Close Up is crystal hard, intransigent, and film in extremis. In short, one of the best ‘political’ films made in this country.”
(Michael O’Pray, Monthly Film Bulletin)

A rare screening of Peter Gidal’s ‘feature length’ film Close Up (1983) to coincide with the publication of Flare Out: Aesthetics 1966–2016, a collection of essays by one of film’s great polemicists. Gidal was a central figure during the formative years of the London Film-Makers’ Co-operative and made some its most radical works. His cinema is anti-narrative, against representation, and fiercely materialist.

In Close Up, Gidal’s political, ultra-leftist practice is augmented by the disembodied voices of two Nicaraguan revolutionaries heard on the soundtrack. These voices punctuate a film whose representation of a room, an inhabited space, is one in which the viewer must consciously search for recognition, for meaning-making. The image-content is muted and abstract, but continually fascinating, with moments of (no-doubt) inadvertent beauty.

Presented in association with LUX. Flare Out: Aesthetics 1966–2016, edited by Mark Webber and Peter Gidal, is available now from The Visible Press, and will be on sale at the screening.

Close Up
Peter Gidal, 1983, 16mm, colour, sound, 70 minutes

“After three years, this film attempts yet again to deal with the problematizing of filmic representation in sound and image: the overtly politically-polemical soundtrack from Nicaragua must not synchronise with, nor must it find a separate continuum of reality away from, the image sequences.
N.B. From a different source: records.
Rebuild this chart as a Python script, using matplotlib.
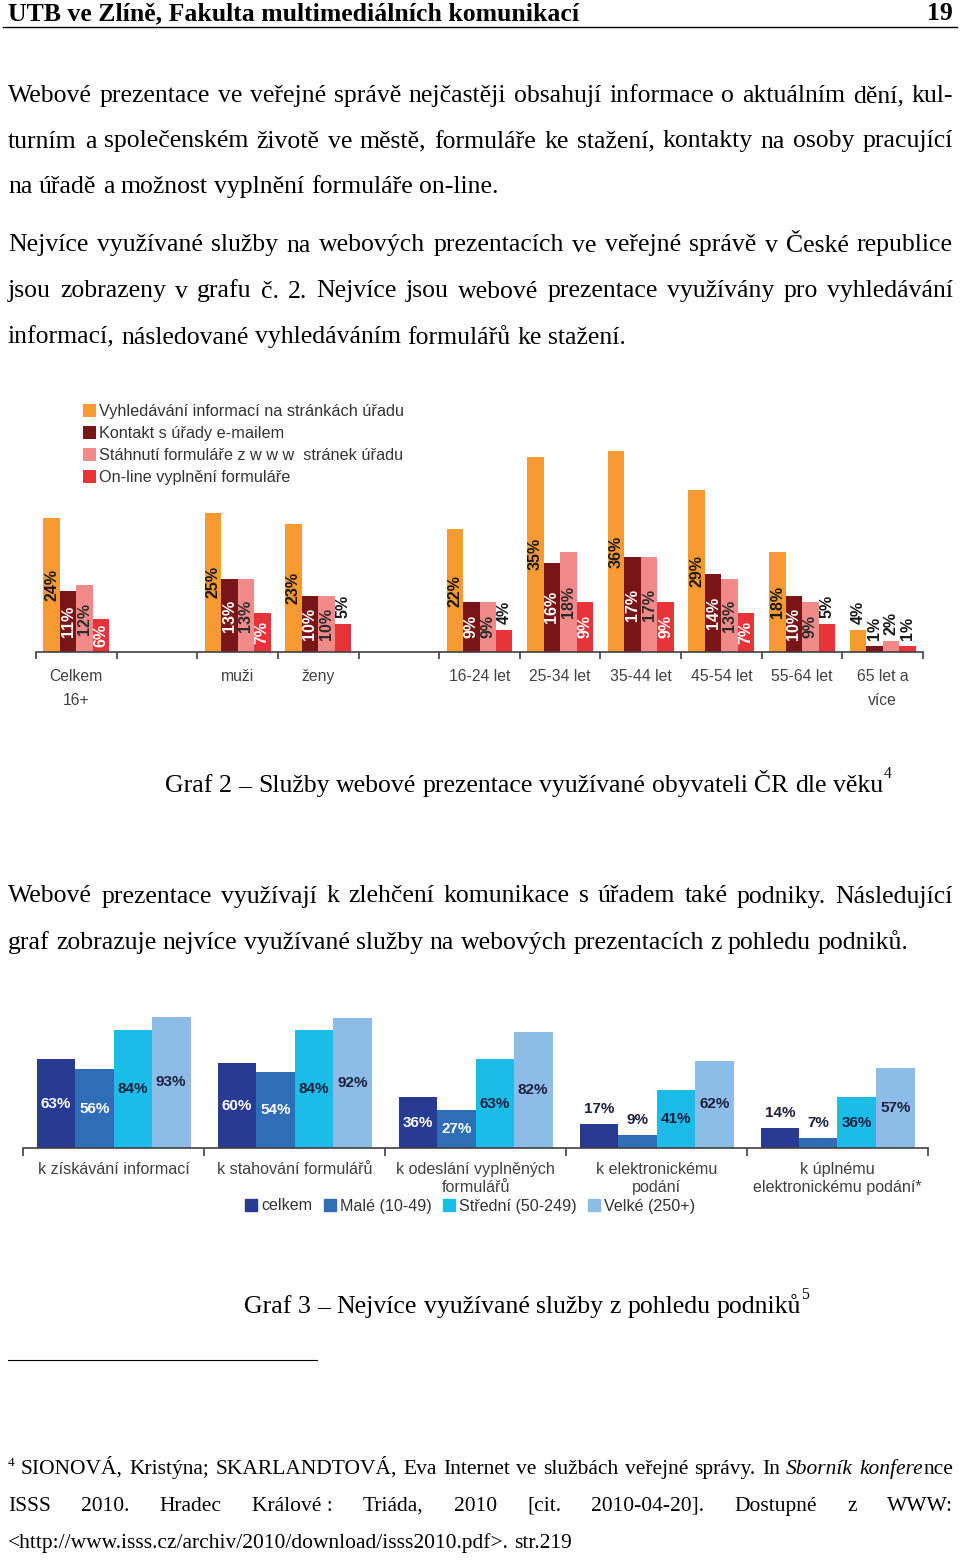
import matplotlib
matplotlib.use("Agg")
import matplotlib.pyplot as plt
from matplotlib.lines import Line2D
from matplotlib.patches import Patch
import numpy as np

W, H = 960, 1564
SERIF = "Liberation Serif"
SANS = "Liberation Sans"

#--------------------- Data: Graf 2 (obyvatelé) ---------------------
age_categories = ["Celkem\n16+", "", "muži", "ženy", "", "16-24 let", "25-34 let",
                  "35-44 let", "45-54 let", "55-64 let", "65 let a\nvíce"]
search_info = [24, None, 25, 23, None, 22, 35, 36, 29, 18, 4]
email_contact = [11, None, 13, 10, None, 9, 16, 17, 14, 10, 1]
download_forms = [12, None, 13, 10, None, 9, 18, 17, 13, 9, 2]
online_forms = [6, None, 7, 5, None, 4, 9, 9, 7, 5, 1]
age_series_names = ["Vyhledávání informací na stránkách úřadu", "Kontakt s úřady e-mailem",
                    "Stáhnutí formuláře z w w w  stránek úřadu", "On-line vyplnění formuláře"]

#--------------------- Data: Graf 3 (podniky) -----------------------
service_categories = ["k získávání informací", "k stahování formulářů",
                      "k odeslání vyplněných\nformulářů", "k elektronickému\npodání",
                      "k úplnému\nelektronickému podání*"]
firms_total = [63, 60, 36, 17, 14]
firms_small = [56, 54, 27, 9, 7]
firms_medium = [84, 84, 63, 41, 36]
firms_large = [93, 92, 82, 62, 57]
firm_series_names = ["celkem", "Malé (10-49)", "Střední (50-249)", "Velké (250+)"]

#--------------------- Page text -----------------------
para1 = ["Webové prezentace ve veřejné správě nejčastěji obsahují informace o aktuálním dění, kul-",
         "turním a společenském životě ve městě, formuláře ke stažení, kontakty na osoby pracující",
         "na úřadě a možnost vyplnění formuláře on-line."]
para2 = ["Nejvíce využívané služby na webových prezentacích ve veřejné správě v České republice",
         "jsou zobrazeny v grafu č. 2. Nejvíce jsou webové prezentace využívány pro vyhledávání",
         "informací, následované vyhledáváním formulářů ke stažení."]
para3 = ["Webové prezentace využívají k zlehčení komunikace s úřadem také podniky. Následující",
         "graf zobrazuje nejvíce využívané služby na webových prezentacích z pohledu podniků."]
caption2 = "Graf 2 – Služby webové prezentace využívané obyvateli ČR dle věku"
caption3 = "Graf 3 – Nejvíce využívané služby z pohledu podniků"

fig = plt.figure(figsize=(W / 100, H / 100), dpi=100)
fig.patch.set_facecolor("white")
renderer = fig.canvas.get_renderer()


def fx(x):
    return x / W


def fy(y):
    return 1 - y / H


def text_width(s, size, **props):
    t = fig.text(0, 0, s, fontsize=size, **props)
    w = t.get_window_extent(renderer=renderer).width
    t.remove()
    return w


def fit_size(s, target, **props):
    return 10 * target / text_width(s, 10, **props)


def put_line(words, x0, x1, y, size, justify=True, **props):
    pieces = []
    for w in words:
        segs = w if isinstance(w, list) else [(w, {})]
        row = []
        for s, extra in segs:
            t = fig.text(0, fy(y), s, fontsize=size, va="baseline", ha="left", **{**props, **extra})
            row.append((t, t.get_window_extent(renderer=renderer).width))
        pieces.append(row)
    total = sum(wd for row in pieces for _, wd in row)
    if justify and len(pieces) > 1:
        gap = (x1 - x0 - total) / (len(pieces) - 1)
    else:
        gap = text_width("a a", size, **props) - text_width("aa", size, **props)
    x = x0
    for row in pieces:
        for t, wd in row:
            t.set_x(fx(x))
            x += wd
        x += gap
    return x - gap


def put_paragraph(lines, baselines, size, **props):
    for i, (line, y) in enumerate(zip(lines, baselines)):
        put_line(line.split(), 8, 953, y, size, justify=(i < len(lines) - 1), **props)


#--------------------- Header -----------------------
head_size = fit_size("UTB ve Zlíně, Fakulta multimediálních komunikací", 570, family=SERIF, weight="bold")
fig.text(fx(8), fy(20), "UTB ve Zlíně, Fakulta multimediálních komunikací", fontsize=head_size,
         family=SERIF, weight="bold", va="baseline")
fig.text(fx(953), fy(20), "19", fontsize=head_size, family=SERIF, weight="bold", va="baseline", ha="right")
fig.add_artist(Line2D([fx(3), fx(957)], [fy(27), fy(27)], color="black", lw=1.0))

#--------------------- Body -----------------------
body = fit_size(para2[2], 617, family=SERIF)
put_paragraph(para1, [102, 147.5, 193], body, family=SERIF)
put_paragraph(para2, [251.5, 297.5, 343.5], body, family=SERIF)
put_paragraph(para3, [902.5, 948.5], body, family=SERIF)

end = put_line(caption2.split(), 165, 900, 792, body, justify=False, family=SERIF)
fig.text(fx(end + 1), fy(778), "4", fontsize=body * 0.62, family=SERIF, va="baseline")
end = put_line(caption3.split(), 244, 900, 1313, body, justify=False, family=SERIF)
fig.text(fx(end), fy(1299), "5", fontsize=body * 0.62, family=SERIF, va="baseline")

#--------------------- Footnote -----------------------
fig.add_artist(Line2D([fx(8), fx(317)], [fy(1360), fy(1360)], color="black", lw=0.8))
note = fit_size("<http://www.isss.cz/archiv/2010/download/isss2010.pdf>. str.219", 563, family=SERIF)
fig.text(fx(8), fy(1466), "4", fontsize=note * 0.62, family=SERIF, va="baseline")
it = {"style": "italic"}
note1 = ["SIONOVÁ,", "Kristýna;", "SKARLANDTOVÁ,", "Eva", "Internet", "ve", "službách", "veřejné",
         "správy.", "In", [("Sborník", it)], [("konfere", it), ("nce", {})]]
put_line(note1, 21, 953, 1474, note, family=SERIF)
note2 = ["ISSS", "2010.", "Hradec", "Králové :", "Triáda,", "2010", "[cit.", "2010-04-20].",
         "Dostupné", "z", "WWW:"]
put_line(note2, 8, 953, 1511, note, family=SERIF)
put_line(["<http://www.isss.cz/archiv/2010/download/isss2010.pdf>.", "str.219"], 8, 953, 1548, note,
         justify=False, family=SERIF)

#--------------------- Graf 2 -----------------------
ax1 = fig.add_axes([fx(36), fy(652), (923 - 36) / W, (652 - 395) / H])
age_colors = ["#F79A31", "#7A1517", "#F28A8A", "#E8333A"]
label_colors = ["#1a1a1a", "white", "#2b2b2b", "white"]
x1 = np.arange(len(age_categories))
bw1 = 16.5 / 80.64
for i, (vals, c, lc) in enumerate(zip([search_info, email_contact, download_forms, online_forms],
                                      age_colors, label_colors)):
    v = np.array([np.nan if a is None else a for a in vals], dtype=float)
    ok = ~np.isnan(v)
    xs = x1[ok] + (i - 1.5) * bw1
    ax1.bar(xs, v[ok], bw1, color=c, label=age_series_names[i])
    for xx, vv in zip(xs, v[ok]):
        if vv >= 6:
            ax1.text(xx, vv / 2, f"{vv:.0f}%", rotation=90, ha="center", va="center",
                     fontsize=11.5, weight="bold", color=lc, family=SANS)
        else:
            ax1.annotate(f"{vv:.0f}%", (xx, vv), xytext=(0, 6), textcoords="offset pixels",
                         rotation=90, ha="center", va="bottom", fontsize=11.5, weight="bold",
                         color="#1a1a1a", family=SANS)
ax1.set_xlim(-0.5, len(age_categories) - 0.5)
ax1.set_ylim(0, (652 - 395) / 5.58)
for s in ["top", "left", "right"]:
    ax1.spines[s].set_visible(False)
ax1.spines["bottom"].set_color("#404040")
ax1.spines["bottom"].set_linewidth(1.2)
ax1.set_yticks([])
ax1.set_xticks(x1)
ax1.set_xticklabels(age_categories, family=SANS, fontsize=11.3, color="#404040", linespacing=1.7)
ax1.set_xticks(np.arange(-0.5, len(age_categories)), minor=True)
ax1.tick_params(axis="x", which="major", length=0, pad=12.5)
ax1.tick_params(axis="x", which="minor", length=5, width=1.2, color="#404040", direction="out")
ax1.patch.set_alpha(0)
leg_size = fit_size(age_series_names[0], 306, family=SANS)
ax1.legend(loc="upper left", bbox_to_anchor=(fx(83), fy(404)), bbox_transform=fig.transFigure,
           frameon=False, prop={"family": SANS, "size": leg_size}, labelcolor="#333333",
           handlelength=0.8, handleheight=0.85, handletextpad=0.2, labelspacing=0.42,
           borderpad=0, borderaxespad=0)

#--------------------- Graf 3 -----------------------
ax2 = fig.add_axes([fx(23), fy(1148), (928 - 23) / W, (1148 - 1010) / H])
firm_colors = ["#273B93", "#2F6EB6", "#1BBCE8", "#8DBDE6"]
firm_label_colors = ["white", "white", "#1d2040", "#1d2040"]
x2 = np.arange(len(service_categories))
bw2 = 38.5 / 181
for i, (vals, c, lc) in enumerate(zip([firms_total, firms_small, firms_medium, firms_large],
                                      firm_colors, firm_label_colors)):
    xs = x2 + (i - 1.5) * bw2
    ax2.bar(xs, vals, bw2, color=c)
    for xx, vv in zip(xs, vals):
        if vv >= 20:
            ax2.text(xx, vv / 2, f"{vv}%", ha="center", va="center", fontsize=11,
                     weight="bold", color=lc, family=SANS)
        else:
            ax2.annotate(f"{vv}%", (xx, vv), xytext=(0, 15), textcoords="offset pixels",
                         ha="center", va="center", fontsize=11, weight="bold",
                         color="#1d2040", family=SANS)
ax2.set_xlim(-0.5, len(service_categories) - 0.5)
ax2.set_ylim(0, (1148 - 1010) / 1.41)
for s in ["top", "left", "right"]:
    ax2.spines[s].set_visible(False)
ax2.spines["bottom"].set_color("#404040")
ax2.spines["bottom"].set_linewidth(1.2)
ax2.set_yticks([])
ax2.set_xticks(x2)
cat_size = fit_size(service_categories[0], 152, family=SANS)
ax2.set_xticklabels(service_categories, family=SANS, fontsize=cat_size, color="#404040", linespacing=1.25)
ax2.set_xticks(np.arange(-0.5, len(service_categories)), minor=True)
ax2.tick_params(axis="x", which="major", length=0, pad=10)
ax2.tick_params(axis="x", which="minor", length=6, width=1.2, color="#404040", direction="out")
ax2.patch.set_alpha(0)
handles = [Patch(color=c, label=n) for c, n in zip(firm_colors, firm_series_names)]
leg2_size = fit_size(firm_series_names[2], 118, family=SANS)
fig.legend(handles=handles, loc="center", bbox_to_anchor=(fx(470), fy(1206)), ncol=4,
           frameon=False, prop={"family": SANS, "size": leg2_size}, labelcolor="#333333",
           handlelength=0.75, handleheight=0.8, handletextpad=0.25, columnspacing=0.7,
           borderpad=0, borderaxespad=0)

fig.savefig("out.png", dpi=100)
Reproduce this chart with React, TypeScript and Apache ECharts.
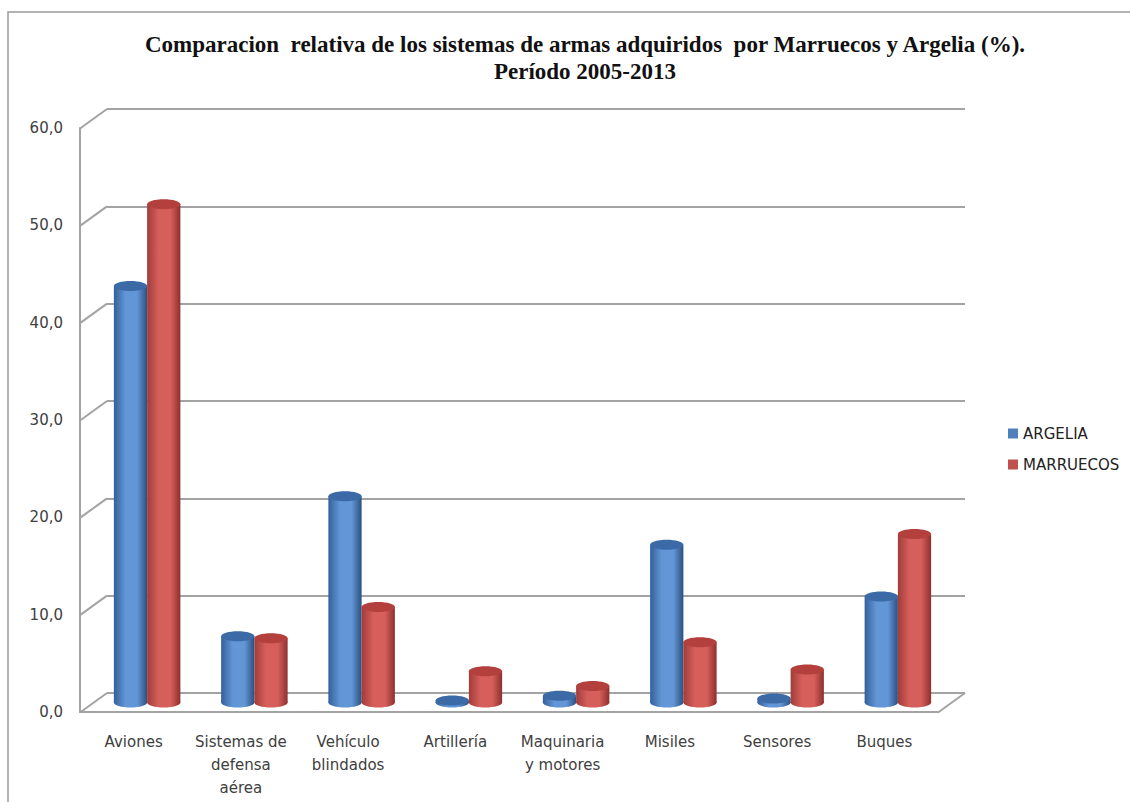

“Without avoiding the interrogation of narrative/anti-narrative cinematic structures (the way the images, and the sounds, at times hold/do not hold … or the way they attempt to force a position contradictory to any representational imaginary or homogeneity, of constructed space, time, ego, language, film) an attempted materialist use of sound and image must be at the same time an anti-individualist work.

“Both the sound-contradictions, and the image-contradictions, of subjectivity in this film (and of this film) must be in constant process with/against the political polemic: the film can not allow for a final exclusion of either (neither some pure documentary reality nor some pure formal dialectic). The viewer’s attempts, via her/his/the cultural context of meaning making (political/sexual/narrative) are worked against by the film’s process. The work against the capitalist patriarchal position of narrative, in other words, is (still, and in specificity) the main interest.”